--- start RECORDS TO USE ---

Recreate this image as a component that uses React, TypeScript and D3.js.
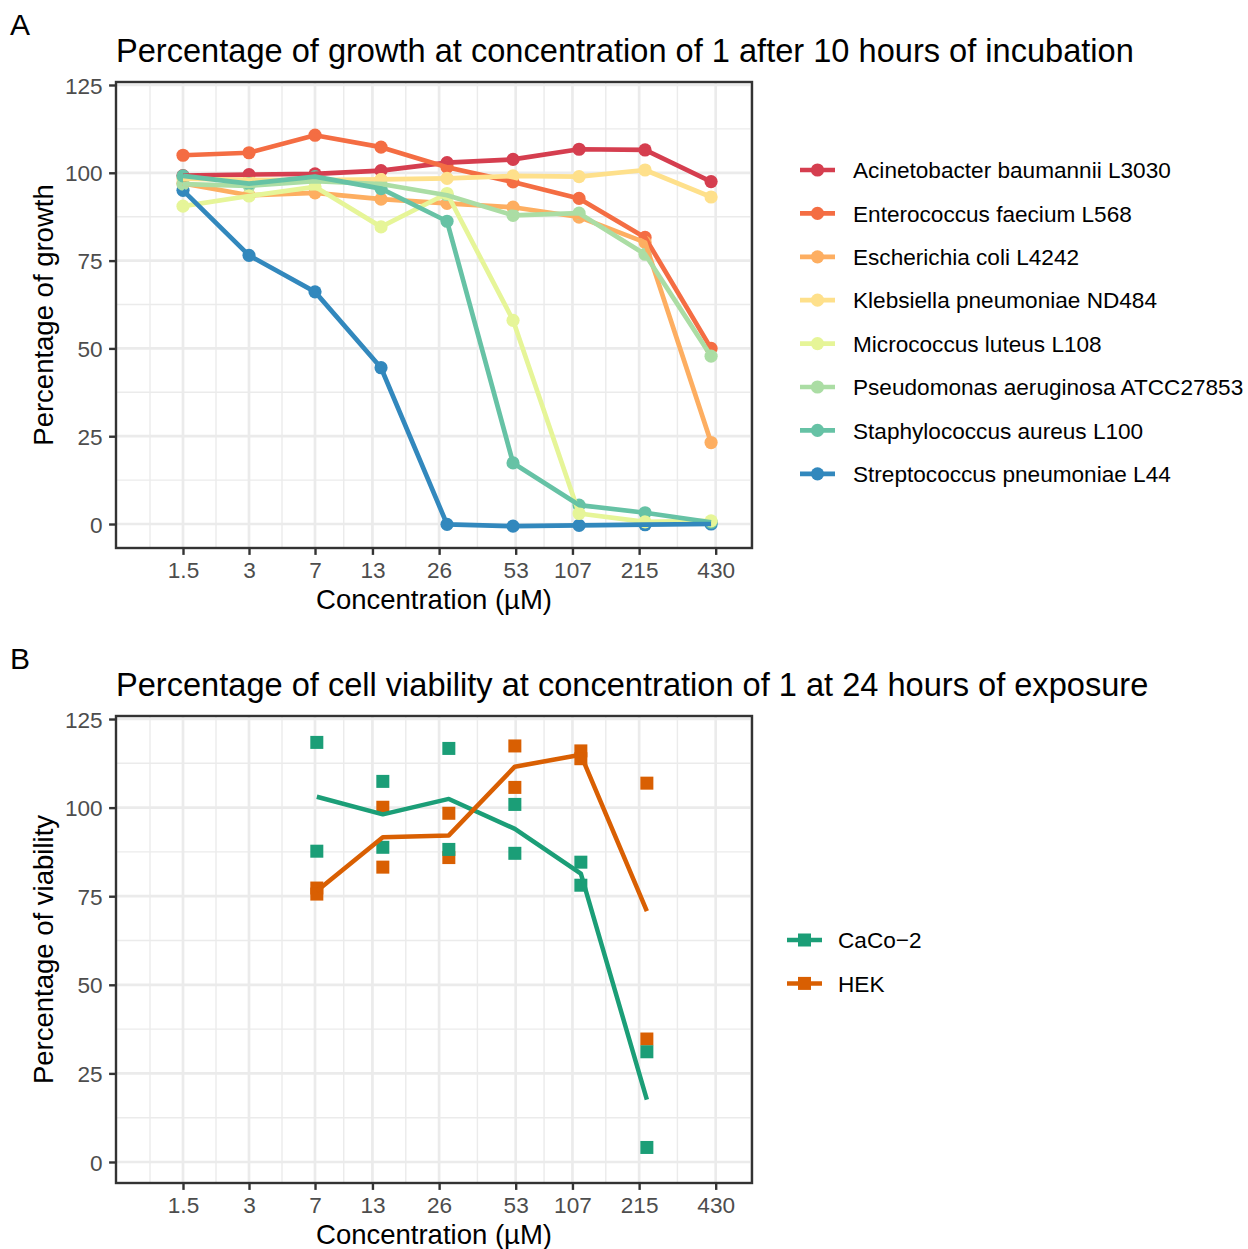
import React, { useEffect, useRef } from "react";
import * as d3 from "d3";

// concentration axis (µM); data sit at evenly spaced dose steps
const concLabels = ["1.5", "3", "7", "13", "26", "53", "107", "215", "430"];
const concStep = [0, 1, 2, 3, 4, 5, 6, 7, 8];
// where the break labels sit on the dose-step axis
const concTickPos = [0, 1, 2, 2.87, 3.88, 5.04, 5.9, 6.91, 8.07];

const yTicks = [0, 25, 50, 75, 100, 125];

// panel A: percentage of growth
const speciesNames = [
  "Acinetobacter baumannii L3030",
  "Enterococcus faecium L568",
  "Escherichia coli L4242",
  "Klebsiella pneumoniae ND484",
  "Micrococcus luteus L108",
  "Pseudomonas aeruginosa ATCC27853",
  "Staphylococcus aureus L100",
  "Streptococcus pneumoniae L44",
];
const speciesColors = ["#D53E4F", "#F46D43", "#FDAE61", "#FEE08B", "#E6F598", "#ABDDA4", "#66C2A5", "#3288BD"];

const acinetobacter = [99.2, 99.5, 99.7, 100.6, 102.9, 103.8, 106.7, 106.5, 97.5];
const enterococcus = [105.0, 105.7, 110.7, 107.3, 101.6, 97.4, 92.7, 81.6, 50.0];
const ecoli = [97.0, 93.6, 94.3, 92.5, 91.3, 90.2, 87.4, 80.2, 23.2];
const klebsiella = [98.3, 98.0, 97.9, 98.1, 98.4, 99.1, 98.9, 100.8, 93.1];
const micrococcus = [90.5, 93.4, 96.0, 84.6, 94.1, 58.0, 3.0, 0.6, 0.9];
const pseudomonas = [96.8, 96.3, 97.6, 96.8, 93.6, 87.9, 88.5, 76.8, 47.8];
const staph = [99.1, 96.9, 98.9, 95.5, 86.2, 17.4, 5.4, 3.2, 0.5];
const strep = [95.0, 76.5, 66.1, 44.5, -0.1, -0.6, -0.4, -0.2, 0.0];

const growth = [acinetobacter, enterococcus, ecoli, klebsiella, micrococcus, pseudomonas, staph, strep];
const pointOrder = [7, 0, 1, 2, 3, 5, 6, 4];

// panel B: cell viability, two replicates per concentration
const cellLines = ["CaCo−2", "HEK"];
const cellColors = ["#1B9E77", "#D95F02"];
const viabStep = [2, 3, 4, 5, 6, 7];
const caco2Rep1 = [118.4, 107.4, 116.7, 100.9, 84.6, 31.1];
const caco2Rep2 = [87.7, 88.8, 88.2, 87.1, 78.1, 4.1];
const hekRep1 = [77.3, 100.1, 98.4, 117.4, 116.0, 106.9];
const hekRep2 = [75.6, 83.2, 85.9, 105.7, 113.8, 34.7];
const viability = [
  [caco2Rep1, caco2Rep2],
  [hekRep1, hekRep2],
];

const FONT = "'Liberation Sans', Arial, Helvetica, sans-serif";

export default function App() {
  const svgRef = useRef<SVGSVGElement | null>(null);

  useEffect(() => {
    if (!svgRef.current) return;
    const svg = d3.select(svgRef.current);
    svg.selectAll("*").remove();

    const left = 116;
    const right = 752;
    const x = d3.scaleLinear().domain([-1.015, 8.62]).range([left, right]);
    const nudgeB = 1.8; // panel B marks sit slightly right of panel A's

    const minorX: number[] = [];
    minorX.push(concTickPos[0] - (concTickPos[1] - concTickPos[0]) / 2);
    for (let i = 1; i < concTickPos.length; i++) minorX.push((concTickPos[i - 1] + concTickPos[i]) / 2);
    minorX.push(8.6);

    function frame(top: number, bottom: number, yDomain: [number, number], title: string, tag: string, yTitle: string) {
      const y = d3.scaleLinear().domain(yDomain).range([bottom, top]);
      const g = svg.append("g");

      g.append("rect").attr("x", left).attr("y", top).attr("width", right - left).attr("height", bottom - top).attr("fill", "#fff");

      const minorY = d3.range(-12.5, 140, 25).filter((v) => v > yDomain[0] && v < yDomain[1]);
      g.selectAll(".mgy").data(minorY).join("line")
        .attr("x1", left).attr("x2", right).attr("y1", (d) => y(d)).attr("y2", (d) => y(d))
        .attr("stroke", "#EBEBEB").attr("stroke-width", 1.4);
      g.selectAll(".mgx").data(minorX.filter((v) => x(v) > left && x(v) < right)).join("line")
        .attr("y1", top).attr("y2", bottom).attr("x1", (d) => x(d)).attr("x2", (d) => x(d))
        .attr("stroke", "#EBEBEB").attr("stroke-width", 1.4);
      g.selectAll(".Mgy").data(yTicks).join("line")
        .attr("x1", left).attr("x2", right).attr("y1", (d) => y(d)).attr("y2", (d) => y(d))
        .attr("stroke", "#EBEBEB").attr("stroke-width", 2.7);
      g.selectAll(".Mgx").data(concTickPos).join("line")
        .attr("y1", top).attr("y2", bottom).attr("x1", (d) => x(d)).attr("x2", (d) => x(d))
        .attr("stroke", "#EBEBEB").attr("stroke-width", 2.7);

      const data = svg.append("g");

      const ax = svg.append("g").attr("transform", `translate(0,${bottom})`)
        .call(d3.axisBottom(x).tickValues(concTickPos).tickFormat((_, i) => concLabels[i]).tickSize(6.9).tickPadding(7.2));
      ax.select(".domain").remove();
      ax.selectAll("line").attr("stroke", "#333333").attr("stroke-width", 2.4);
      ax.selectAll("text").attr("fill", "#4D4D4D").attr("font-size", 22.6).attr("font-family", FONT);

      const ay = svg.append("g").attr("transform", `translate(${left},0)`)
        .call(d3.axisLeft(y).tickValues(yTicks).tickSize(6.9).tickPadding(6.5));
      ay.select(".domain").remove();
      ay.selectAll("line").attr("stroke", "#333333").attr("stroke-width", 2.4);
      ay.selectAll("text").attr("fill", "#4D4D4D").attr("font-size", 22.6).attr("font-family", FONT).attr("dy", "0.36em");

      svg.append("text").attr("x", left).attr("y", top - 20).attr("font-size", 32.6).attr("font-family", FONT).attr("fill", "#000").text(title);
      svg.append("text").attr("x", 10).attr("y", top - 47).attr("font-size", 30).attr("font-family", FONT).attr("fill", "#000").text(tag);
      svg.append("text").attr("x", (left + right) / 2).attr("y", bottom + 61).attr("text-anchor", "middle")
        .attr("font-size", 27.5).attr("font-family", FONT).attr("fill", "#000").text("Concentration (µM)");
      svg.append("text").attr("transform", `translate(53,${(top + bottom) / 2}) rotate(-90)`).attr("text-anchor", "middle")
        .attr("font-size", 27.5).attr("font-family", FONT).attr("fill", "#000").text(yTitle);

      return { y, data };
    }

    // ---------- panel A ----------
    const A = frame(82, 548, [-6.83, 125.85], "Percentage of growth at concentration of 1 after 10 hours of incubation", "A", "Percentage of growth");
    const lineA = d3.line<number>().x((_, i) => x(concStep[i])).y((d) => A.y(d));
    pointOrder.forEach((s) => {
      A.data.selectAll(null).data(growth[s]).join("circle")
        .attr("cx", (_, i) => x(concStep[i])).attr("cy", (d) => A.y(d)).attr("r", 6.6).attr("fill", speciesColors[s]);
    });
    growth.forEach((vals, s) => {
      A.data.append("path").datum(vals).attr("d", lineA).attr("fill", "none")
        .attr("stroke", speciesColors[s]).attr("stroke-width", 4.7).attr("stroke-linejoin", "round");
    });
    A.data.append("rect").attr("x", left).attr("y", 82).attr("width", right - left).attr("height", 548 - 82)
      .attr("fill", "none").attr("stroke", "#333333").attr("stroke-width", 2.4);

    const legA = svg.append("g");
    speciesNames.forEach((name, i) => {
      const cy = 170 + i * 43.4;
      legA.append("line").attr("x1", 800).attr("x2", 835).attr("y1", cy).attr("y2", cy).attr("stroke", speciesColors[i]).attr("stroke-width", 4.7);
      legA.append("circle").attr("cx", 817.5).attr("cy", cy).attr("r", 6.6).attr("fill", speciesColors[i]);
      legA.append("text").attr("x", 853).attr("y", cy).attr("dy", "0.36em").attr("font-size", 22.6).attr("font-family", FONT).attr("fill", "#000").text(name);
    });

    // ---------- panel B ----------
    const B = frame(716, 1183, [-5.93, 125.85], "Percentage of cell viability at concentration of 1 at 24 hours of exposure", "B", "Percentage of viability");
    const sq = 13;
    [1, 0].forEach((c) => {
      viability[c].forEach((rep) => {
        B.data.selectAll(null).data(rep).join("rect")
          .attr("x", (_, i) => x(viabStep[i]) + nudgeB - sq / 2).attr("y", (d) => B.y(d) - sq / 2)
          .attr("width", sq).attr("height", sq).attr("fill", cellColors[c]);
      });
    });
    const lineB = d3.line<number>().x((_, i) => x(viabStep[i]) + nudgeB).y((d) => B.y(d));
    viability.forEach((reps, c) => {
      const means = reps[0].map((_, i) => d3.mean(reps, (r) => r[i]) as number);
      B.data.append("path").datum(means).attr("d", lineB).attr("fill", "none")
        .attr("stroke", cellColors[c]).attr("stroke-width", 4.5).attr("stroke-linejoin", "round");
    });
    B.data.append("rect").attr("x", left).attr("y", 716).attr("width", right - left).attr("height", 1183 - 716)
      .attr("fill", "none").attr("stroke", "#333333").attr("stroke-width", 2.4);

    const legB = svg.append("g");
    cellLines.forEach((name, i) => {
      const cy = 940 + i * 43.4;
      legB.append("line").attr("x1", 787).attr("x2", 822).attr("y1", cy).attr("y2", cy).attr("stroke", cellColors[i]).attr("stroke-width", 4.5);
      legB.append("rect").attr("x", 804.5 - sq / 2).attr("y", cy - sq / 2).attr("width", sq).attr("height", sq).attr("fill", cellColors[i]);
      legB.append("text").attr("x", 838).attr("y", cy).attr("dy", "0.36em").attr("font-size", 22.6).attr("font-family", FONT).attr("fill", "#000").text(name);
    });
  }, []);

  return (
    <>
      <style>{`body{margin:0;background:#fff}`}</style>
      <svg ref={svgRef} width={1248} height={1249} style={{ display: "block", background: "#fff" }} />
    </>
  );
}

--- end RECORDS TO USE ---
--- start RECORDS TO USE ---

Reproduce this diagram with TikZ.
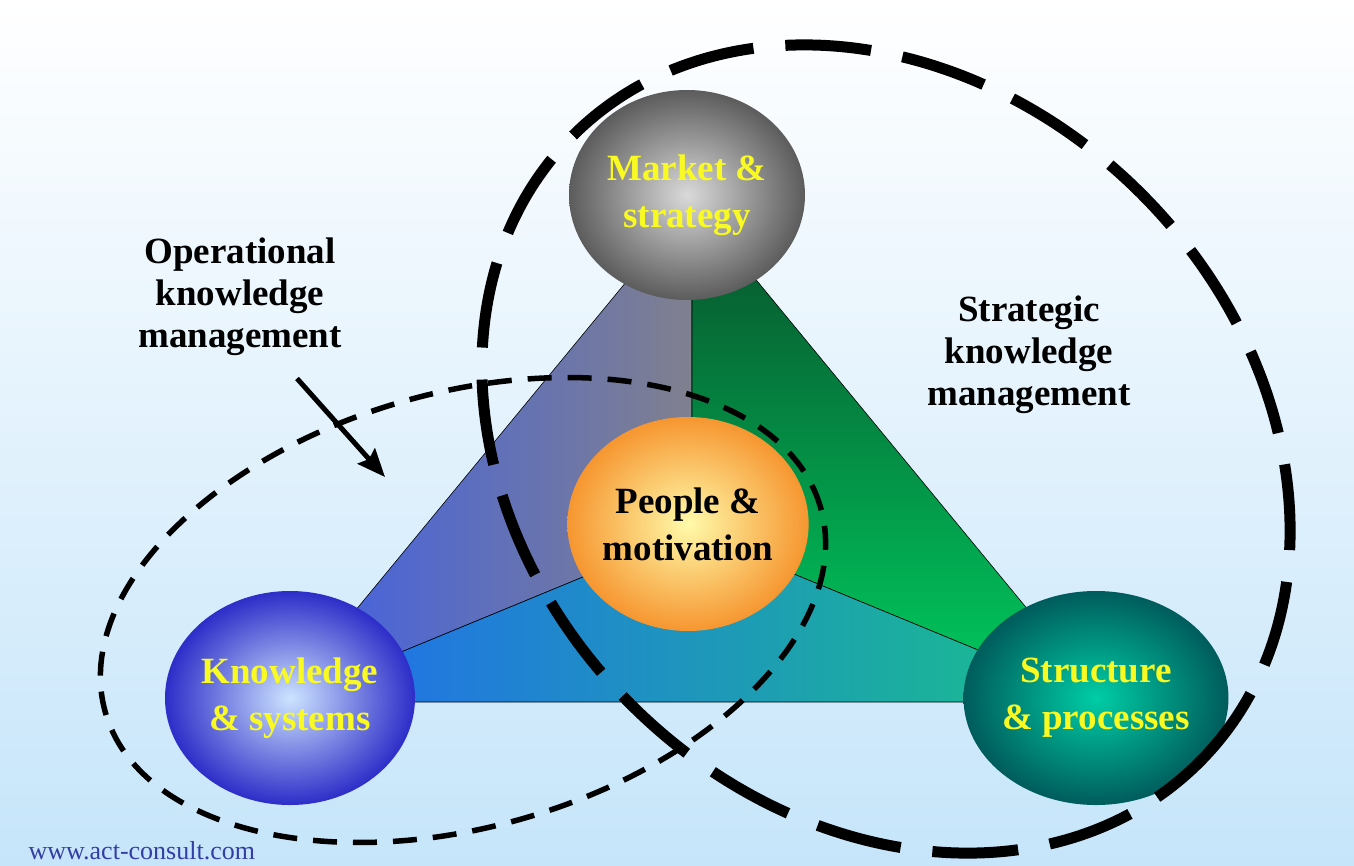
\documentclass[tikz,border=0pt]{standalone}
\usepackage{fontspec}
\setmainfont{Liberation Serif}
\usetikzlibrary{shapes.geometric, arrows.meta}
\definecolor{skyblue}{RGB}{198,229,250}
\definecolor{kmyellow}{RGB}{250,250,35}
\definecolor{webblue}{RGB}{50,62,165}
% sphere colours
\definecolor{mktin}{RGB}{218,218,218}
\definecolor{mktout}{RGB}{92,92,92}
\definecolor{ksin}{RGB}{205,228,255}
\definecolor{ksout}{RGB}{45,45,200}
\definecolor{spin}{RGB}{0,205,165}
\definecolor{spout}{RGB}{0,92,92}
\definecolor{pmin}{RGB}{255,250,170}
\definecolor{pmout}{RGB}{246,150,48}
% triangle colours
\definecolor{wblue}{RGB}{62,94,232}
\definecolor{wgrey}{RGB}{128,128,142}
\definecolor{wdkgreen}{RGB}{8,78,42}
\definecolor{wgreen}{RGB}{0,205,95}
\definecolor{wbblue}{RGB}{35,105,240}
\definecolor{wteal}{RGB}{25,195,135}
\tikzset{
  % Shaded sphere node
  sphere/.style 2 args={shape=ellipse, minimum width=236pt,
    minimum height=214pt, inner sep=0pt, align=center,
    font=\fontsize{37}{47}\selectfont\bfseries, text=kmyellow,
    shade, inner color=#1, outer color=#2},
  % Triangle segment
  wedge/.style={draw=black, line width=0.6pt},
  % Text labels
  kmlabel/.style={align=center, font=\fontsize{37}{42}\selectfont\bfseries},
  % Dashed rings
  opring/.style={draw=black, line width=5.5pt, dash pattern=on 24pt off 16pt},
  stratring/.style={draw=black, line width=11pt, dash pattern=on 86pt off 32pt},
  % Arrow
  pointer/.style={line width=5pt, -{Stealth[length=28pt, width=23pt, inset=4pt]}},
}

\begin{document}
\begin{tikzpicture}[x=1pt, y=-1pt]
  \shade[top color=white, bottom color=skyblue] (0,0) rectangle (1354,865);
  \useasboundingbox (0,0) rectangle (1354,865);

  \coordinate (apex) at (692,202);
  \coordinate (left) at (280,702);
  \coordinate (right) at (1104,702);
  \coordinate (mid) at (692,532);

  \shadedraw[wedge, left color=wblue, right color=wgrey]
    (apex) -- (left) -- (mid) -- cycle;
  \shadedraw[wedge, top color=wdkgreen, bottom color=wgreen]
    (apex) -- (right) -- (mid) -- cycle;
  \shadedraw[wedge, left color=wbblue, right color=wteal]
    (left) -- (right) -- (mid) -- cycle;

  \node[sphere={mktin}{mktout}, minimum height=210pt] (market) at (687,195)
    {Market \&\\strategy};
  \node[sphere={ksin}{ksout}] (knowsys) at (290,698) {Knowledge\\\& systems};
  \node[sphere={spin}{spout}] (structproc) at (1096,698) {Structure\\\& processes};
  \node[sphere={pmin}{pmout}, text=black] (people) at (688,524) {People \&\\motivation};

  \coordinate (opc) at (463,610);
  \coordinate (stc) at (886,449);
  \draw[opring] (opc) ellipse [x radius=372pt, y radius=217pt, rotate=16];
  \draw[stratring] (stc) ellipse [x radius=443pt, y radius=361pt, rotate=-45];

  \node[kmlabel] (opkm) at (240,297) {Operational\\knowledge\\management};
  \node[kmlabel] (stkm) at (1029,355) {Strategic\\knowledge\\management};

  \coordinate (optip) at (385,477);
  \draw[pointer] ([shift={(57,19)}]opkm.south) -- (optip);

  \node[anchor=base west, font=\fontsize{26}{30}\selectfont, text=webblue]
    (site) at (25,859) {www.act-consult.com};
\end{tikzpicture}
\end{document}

--- end RECORDS TO USE ---

■ CHALLENGE:
Identify the lines of the data that contain the word "React". Copy each of them.

■ COMPLETE ANSWER:
Recreate this image as a component that uses React, TypeScript and D3.js.
import React, { useEffect, useRef } from "react";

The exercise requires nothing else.